Saturday, February 7, 2009

England 36 - 11 Italy

Oh how a scoreline flatters to deceive. England were woeful, and Italy for quite large parts of the second half at least, looked like the only creative team on the pitch.

The problem? England scored 1 try (their last) with a simple passing pattern from a line-out, and only just made that. Their other 4 tries came directly from mistakes, sometimes a string of mistakes, made by Italy where, to be frank, my mum and I could have scored.

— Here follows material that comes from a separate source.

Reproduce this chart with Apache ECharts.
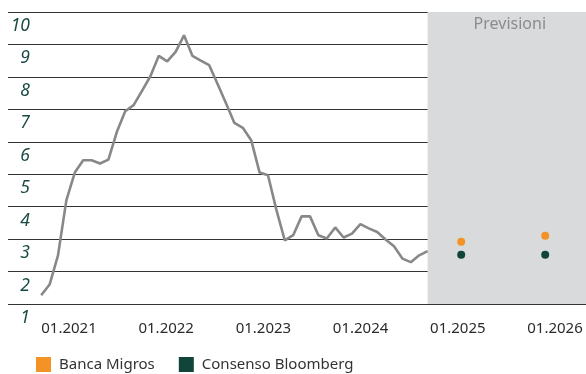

Pointing fingers in rugby is often not that easy but, sadly, you would have to say Mauro Bergamasco deserves to be on the end of the finger pointing for two tries all on his own. (He may also have made mistakes in another one by being out of position.) Mauro is a very good flanker, playing at scrum half he had a disaster - passes going awry, getting into rucks and letting the ball pop out to an England player and the like. You've got to admire his courage to step up and give it a go, but he isn't a scrum half, and you would probably have to say that this decision cost Italy a chance at winning.

But, Italy weren't the only team at fault. England were slow, incredibly slow, at getting the ball from the ruck. They had the creativity of a wet paper bag, and so would run in a desultory fashion a couple of phases, each one actually letting the Italian defence organise BETTER, and so be forced to kick the ball away. Not every kicking decision was a good one - they got into the habit of kicking and so kicked earlier and earlier, but many of them were good at that point. England made them good though by being so unimaginative.

Brian Moore, a commentator I usually love to hate came out with two very quotable moments. "Tickets here cost £85 don't they? I want a refund" and "It doesn't matter how much you tweak the rules, if the players don't want to play rugby, you can't force them." And that's really how bad England were.

The final touch - when the commentator asked Moore to name the man of the match, my immediate thought was Parese. Moore named Ellis, and I don't have a problem with that, but when the first thought is for the losing captain, it says something about how bad the winning side were.